Wir sollten auch nicht die Rolle der USA ignorieren, die das zentrale Thema in der Diskussion von Herrn Borrell ist. Sie werden überhaupt nicht erwähnt, aber sie haben eine viel größere Rolle dabei gespielt, all das zu verursachen, als die EU, und ich denke, sie haben es mit viel zynischerem geopolitischen Kalkül getan und die naive EU mit einem wertebasierten Diskurs manipuliert.

Nehmen wir die Ukraine. Die strategische Doktrin der USA hat immer gefordert, ein geeintes Eurasien zu verhindern, weil ein starkes geeintes Eurasien eine unüberwindbare Macht für die USA wäre. Die Ukraine erreicht genau das: eine dauerhafte Spaltung zwischen Russland und Westeuropa, die wahrscheinlich Jahrzehnte andauern wird. Dies ist ein strategischer Glücksfall für die USA, und wenn man all die gut dokumentierten Anstrengungen betrachtet, die sie im Vorfeld des Krieges in der Ukraine unternommen haben, um ihn vorzubereiten, ist es schwer, die USA nicht als einen der wichtigsten – wenn nicht DEN wichtigsten – Akteur beim Ausbruch des Krieges zu sehen. Dasselbe gilt für Israel: Die Unterstützung kam immer zuerst aus den USA … Oder nehmen Sie den „Krieg gegen den Terror“ im Vorfeld, der zu einer beispiellosen Flüchtlingswelle nach Europa führte …

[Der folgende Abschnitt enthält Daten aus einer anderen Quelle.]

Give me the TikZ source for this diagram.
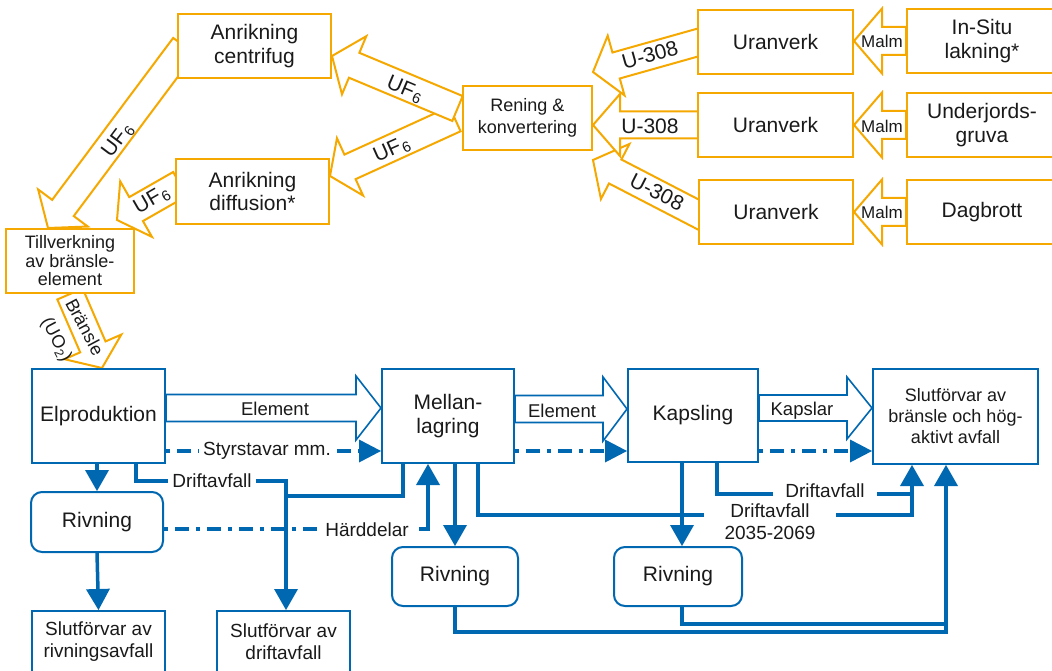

Wenn Sie zuerst von „Werten“ und „gleich gesinnten Partnern“ sprechen, schützen Sie sich vor der harten Realität, dass Ihr wichtigster „gleich gesinnter Partner“ eine entscheidende Rolle dabei gespielt hat, Sie mit dem „Ring des Feuers“ zu umgeben, über den Sie sich beklagen…

Wenn wir also einen Schritt zurücktreten, dann ist das größte Problem der EU tatsächlich ein massiver Mangel an knallhartem Pragmatismus und strategischem Denken. Sie sollte genau das Gegenteil tun und „die Werte der EU immer und überall respektieren“. Denn genau das hat zu der Katastrophe geführt, in der sich die EU derzeit befindet, und ironischerweise führt es zu einer Situation, in der die EU letztlich immense menschliche Katastrophen verursacht oder zumindest unterstützt, die unseren grundlegendsten und universellen menschlichen Werten zuwiderlaufen.